§ **WRITTEN TASK**: Give back exactly the lines from the one with "Write a web" through the one with "const yTicks = [0, 20, 40, 60, 80, 100, 120, 140];", inclusive, without the images.

(Rows from a dataset of charts and code)
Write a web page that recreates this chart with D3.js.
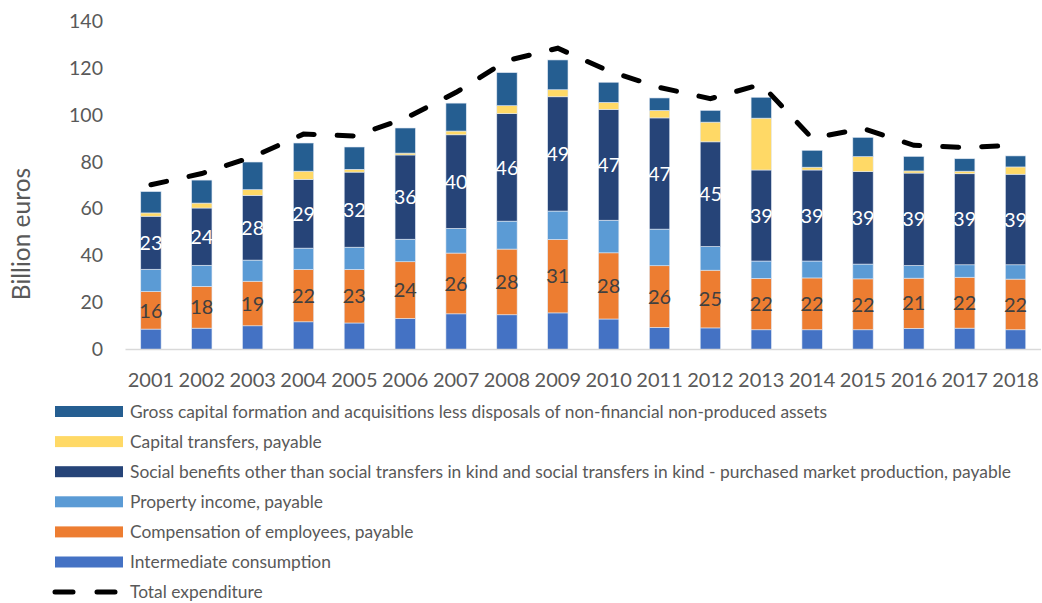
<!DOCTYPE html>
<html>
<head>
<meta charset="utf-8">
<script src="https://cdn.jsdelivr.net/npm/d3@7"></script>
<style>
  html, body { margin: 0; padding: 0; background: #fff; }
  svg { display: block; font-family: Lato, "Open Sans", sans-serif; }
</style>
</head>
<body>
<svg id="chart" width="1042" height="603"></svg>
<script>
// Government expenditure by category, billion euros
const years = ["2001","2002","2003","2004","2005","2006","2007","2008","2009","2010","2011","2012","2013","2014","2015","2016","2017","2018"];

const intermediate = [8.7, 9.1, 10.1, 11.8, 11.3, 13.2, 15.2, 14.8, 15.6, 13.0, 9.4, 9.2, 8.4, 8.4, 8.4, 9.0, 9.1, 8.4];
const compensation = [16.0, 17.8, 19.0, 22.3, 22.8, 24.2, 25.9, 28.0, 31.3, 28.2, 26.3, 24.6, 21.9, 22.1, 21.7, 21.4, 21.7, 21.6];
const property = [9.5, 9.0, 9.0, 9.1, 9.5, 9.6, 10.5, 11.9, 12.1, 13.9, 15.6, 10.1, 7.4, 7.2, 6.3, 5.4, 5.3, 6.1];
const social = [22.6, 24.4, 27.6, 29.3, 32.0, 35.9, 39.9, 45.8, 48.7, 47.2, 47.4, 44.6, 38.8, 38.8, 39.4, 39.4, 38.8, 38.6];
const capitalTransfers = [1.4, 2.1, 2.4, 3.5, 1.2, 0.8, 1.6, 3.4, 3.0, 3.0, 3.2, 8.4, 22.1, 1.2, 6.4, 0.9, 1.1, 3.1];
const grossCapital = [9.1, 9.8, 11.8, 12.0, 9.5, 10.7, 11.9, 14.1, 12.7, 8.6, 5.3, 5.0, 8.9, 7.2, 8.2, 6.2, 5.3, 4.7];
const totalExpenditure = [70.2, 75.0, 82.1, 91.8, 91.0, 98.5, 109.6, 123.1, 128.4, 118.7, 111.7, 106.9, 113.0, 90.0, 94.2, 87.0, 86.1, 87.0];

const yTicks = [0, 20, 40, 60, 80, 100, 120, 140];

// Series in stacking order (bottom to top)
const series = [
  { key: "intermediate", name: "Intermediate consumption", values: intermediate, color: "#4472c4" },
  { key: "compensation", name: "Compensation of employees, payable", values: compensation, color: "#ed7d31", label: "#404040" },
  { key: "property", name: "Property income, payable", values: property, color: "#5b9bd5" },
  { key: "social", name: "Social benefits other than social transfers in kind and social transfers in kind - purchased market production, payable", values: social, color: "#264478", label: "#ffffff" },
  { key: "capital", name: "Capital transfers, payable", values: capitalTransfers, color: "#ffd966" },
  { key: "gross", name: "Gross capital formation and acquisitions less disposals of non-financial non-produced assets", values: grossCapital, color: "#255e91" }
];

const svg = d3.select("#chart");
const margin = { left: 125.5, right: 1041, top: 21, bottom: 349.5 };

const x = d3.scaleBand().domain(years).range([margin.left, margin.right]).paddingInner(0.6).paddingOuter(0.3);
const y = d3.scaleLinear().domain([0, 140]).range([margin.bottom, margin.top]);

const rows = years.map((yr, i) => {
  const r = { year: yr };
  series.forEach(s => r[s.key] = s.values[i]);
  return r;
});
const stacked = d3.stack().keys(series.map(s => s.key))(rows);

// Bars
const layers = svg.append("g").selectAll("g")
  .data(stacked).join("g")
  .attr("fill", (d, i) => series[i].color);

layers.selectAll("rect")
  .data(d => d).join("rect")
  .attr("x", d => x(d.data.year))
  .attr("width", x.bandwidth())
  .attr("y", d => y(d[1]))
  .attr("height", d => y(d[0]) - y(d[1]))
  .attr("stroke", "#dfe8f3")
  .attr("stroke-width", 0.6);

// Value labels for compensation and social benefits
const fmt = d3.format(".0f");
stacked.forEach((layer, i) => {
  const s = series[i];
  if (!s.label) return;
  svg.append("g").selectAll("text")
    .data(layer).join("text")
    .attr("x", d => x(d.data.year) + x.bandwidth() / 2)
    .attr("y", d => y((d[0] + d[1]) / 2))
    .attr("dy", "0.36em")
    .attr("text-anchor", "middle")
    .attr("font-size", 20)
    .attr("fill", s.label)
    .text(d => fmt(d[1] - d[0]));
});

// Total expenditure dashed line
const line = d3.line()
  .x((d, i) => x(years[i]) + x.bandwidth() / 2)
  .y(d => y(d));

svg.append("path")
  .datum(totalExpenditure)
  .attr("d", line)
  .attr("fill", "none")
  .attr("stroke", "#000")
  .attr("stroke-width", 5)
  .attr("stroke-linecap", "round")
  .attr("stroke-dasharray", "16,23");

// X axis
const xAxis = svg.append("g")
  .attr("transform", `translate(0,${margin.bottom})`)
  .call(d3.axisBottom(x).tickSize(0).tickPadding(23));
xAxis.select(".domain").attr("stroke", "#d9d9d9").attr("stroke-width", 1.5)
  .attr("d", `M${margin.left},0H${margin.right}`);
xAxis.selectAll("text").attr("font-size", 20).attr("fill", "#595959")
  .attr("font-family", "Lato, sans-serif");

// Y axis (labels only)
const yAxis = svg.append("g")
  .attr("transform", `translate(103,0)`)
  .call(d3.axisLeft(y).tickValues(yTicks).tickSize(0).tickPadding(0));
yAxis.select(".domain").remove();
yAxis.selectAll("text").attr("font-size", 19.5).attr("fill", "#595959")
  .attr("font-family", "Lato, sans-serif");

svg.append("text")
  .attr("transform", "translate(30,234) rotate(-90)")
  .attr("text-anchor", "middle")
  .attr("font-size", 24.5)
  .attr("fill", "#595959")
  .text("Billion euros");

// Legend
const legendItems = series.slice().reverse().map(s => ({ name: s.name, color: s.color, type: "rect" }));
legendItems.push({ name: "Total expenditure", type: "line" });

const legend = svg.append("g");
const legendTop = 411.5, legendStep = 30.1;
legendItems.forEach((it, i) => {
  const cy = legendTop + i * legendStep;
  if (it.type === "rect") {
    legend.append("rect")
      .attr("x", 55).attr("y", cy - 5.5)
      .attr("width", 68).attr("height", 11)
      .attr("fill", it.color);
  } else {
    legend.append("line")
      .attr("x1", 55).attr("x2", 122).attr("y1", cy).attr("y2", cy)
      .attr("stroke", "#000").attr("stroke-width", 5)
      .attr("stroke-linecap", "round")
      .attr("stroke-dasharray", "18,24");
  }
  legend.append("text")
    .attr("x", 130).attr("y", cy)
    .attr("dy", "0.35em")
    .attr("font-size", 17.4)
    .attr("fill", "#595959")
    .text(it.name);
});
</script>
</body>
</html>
* * *
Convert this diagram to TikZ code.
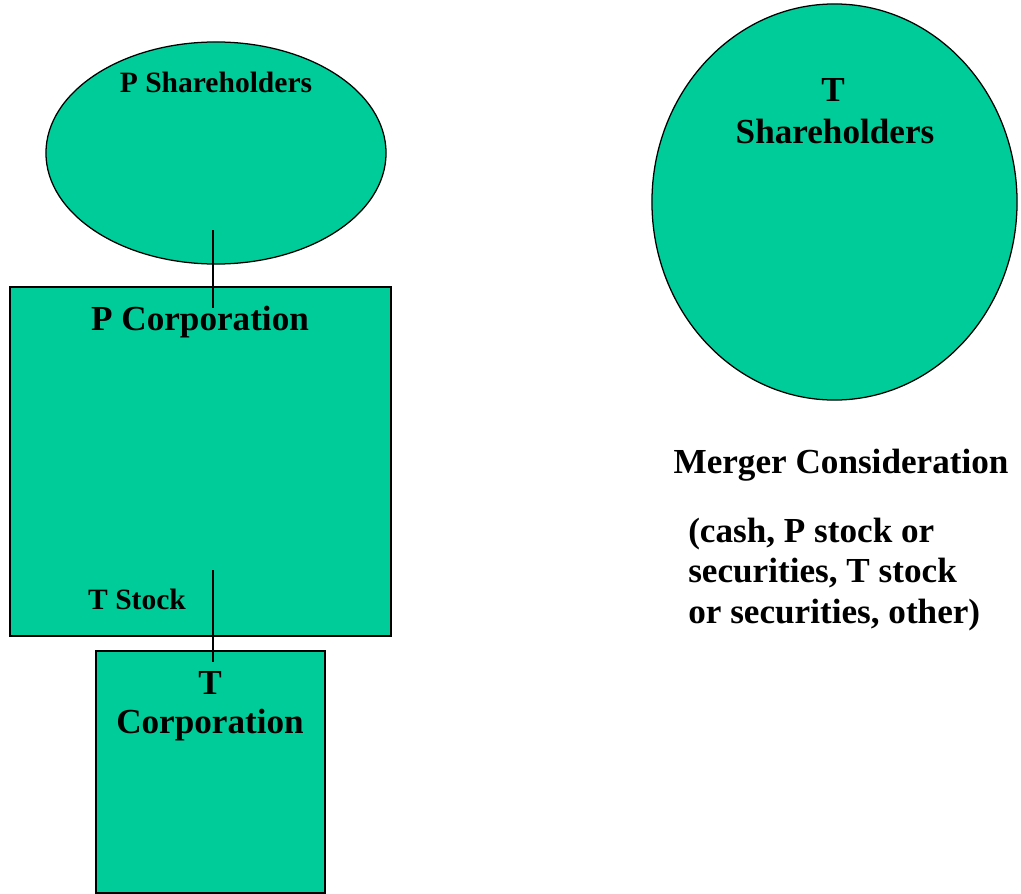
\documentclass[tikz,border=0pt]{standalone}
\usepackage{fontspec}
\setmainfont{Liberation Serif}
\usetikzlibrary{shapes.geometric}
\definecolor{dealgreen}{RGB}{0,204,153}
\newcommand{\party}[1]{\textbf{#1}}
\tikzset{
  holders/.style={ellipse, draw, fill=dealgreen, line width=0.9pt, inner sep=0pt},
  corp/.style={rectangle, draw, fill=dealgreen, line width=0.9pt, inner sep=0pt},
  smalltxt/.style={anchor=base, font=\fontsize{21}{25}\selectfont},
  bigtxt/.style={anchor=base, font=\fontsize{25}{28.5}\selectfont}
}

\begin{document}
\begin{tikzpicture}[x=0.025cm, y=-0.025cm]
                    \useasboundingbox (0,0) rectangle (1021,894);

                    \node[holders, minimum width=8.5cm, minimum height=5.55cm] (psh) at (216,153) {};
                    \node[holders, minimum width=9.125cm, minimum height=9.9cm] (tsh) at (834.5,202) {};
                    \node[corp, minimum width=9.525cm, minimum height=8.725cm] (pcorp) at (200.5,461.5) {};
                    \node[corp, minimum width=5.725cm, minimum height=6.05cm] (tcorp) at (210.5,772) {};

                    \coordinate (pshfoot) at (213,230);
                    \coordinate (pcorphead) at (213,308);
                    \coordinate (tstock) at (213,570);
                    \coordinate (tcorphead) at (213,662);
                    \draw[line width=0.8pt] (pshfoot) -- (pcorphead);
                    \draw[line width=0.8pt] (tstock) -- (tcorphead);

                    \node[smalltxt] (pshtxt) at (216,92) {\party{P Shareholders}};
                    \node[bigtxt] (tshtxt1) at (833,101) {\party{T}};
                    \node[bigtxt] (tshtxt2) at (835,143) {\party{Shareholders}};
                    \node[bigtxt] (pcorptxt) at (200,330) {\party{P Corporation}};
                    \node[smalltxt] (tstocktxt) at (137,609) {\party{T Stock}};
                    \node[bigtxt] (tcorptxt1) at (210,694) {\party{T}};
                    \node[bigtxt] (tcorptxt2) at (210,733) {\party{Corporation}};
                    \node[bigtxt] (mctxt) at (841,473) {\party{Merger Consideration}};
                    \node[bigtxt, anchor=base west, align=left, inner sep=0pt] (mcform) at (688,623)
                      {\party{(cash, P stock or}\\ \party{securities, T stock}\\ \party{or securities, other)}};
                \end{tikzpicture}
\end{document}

§ **TASK RESPONSE**:
Write a web page that recreates this chart with D3.js.
<!DOCTYPE html>
<html>
<head>
<meta charset="utf-8">
<script src="https://cdn.jsdelivr.net/npm/d3@7"></script>
<style>
  html, body { margin: 0; padding: 0; background: #fff; }
  svg { display: block; font-family: Lato, "Open Sans", sans-serif; }
</style>
</head>
<body>
<svg id="chart" width="1042" height="603"></svg>
<script>
// Government expenditure by category, billion euros
const years = ["2001","2002","2003","2004","2005","2006","2007","2008","2009","2010","2011","2012","2013","2014","2015","2016","2017","2018"];

const intermediate = [8.7, 9.1, 10.1, 11.8, 11.3, 13.2, 15.2, 14.8, 15.6, 13.0, 9.4, 9.2, 8.4, 8.4, 8.4, 9.0, 9.1, 8.4];
const compensation = [16.0, 17.8, 19.0, 22.3, 22.8, 24.2, 25.9, 28.0, 31.3, 28.2, 26.3, 24.6, 21.9, 22.1, 21.7, 21.4, 21.7, 21.6];
const property = [9.5, 9.0, 9.0, 9.1, 9.5, 9.6, 10.5, 11.9, 12.1, 13.9, 15.6, 10.1, 7.4, 7.2, 6.3, 5.4, 5.3, 6.1];
const social = [22.6, 24.4, 27.6, 29.3, 32.0, 35.9, 39.9, 45.8, 48.7, 47.2, 47.4, 44.6, 38.8, 38.8, 39.4, 39.4, 38.8, 38.6];
const capitalTransfers = [1.4, 2.1, 2.4, 3.5, 1.2, 0.8, 1.6, 3.4, 3.0, 3.0, 3.2, 8.4, 22.1, 1.2, 6.4, 0.9, 1.1, 3.1];
const grossCapital = [9.1, 9.8, 11.8, 12.0, 9.5, 10.7, 11.9, 14.1, 12.7, 8.6, 5.3, 5.0, 8.9, 7.2, 8.2, 6.2, 5.3, 4.7];
const totalExpenditure = [70.2, 75.0, 82.1, 91.8, 91.0, 98.5, 109.6, 123.1, 128.4, 118.7, 111.7, 106.9, 113.0, 90.0, 94.2, 87.0, 86.1, 87.0];

const yTicks = [0, 20, 40, 60, 80, 100, 120, 140];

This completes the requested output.